Toyota's actions come as rival GM recalls 2.6 million small cars for defective ignition switches the company links to at least 13 deaths. Of those, 2.2 million are in the U.S. As that crisis unfolded, GM announced recalls of another 3.4 million U.S. vehicles.
GM is facing a Justice Department investigation, and last week its new CEO was grilled by Congress over its handling of the ignition recalls. It also faces fines of $7,000 per day for missing a deadline to answer questions from the National Highway Traffic Safety Administration.
Meanwhile, if you are still driving a GM car with a faulty ignition, the company is telling you it’s OK to drive it as long as you don’t have a lot of extra stuff on your key ring.

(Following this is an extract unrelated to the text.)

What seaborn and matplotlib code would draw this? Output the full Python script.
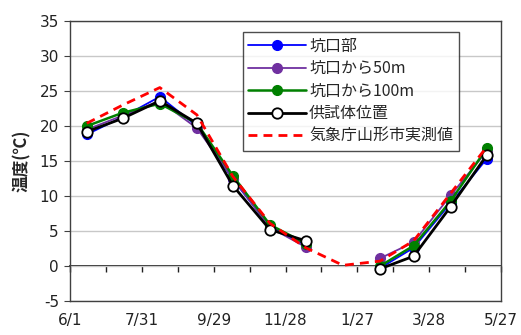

It is advice that has infuriated some lawmakers, confused some drivers and even become a source of jokes for comedians on television. Senator Richard Blumenthal, Democrat of Connecticut, has noted, citing G.M.'s own filing with regulators, that bumps and potholes can still jar the ignition, causing the vehicle to turn off. But the automaker’s advice has been disseminated by everyone from regulators in Washington to auto safety organizations like AAA and dealerships across the country.
We’ll see if they get away with that, because a federal judge in Corpus Christi, Tex., “is expected to rule any day on whether to issue an emergency order that would compel G.M. to warn owners of the 2.6 million recalled cars not to drive them until they are repaired.”
Meanwhile comes this disturbing real-world insight from the New York Times today:
For all the attention, there remains considerable ignorance of the issue.
Malisa Norman, a 35-year-old home health aide in Latta, S.C., was unaware of the recall when she bought a used 2007 Cobalt in February — days after the recall was announced.
A few weeks later she was driving near her home when she says the car suddenly stopped running, veered off the road and hit a tree. The air bags did not deploy, and Ms. Norman says she and her 18-year-old son were injured in the accident.
Ms. Norman purchased the car from E-Z Credit, a used-car dealership in Dillon, S.C. She said she was never told that her car had been recalled. She happened to have only a small angel ornament hanging from her key ring, but she said she had not been told there were any issues with items on a key chain. Drivers have been told by G.M. that extra weight on the car’s key ring can make a shutdown more likely.
When she returned to the dealership to complain, Ms. Norman said she was told to watch the news for recall information.
“I was like, ‘I didn’t get the car from the news,' ” she said. “Why should I get this from the news when I ain’t paying the news?”
Two administrators for E-Z Credit said they were unaware of any recall issues relating to the Cobalt.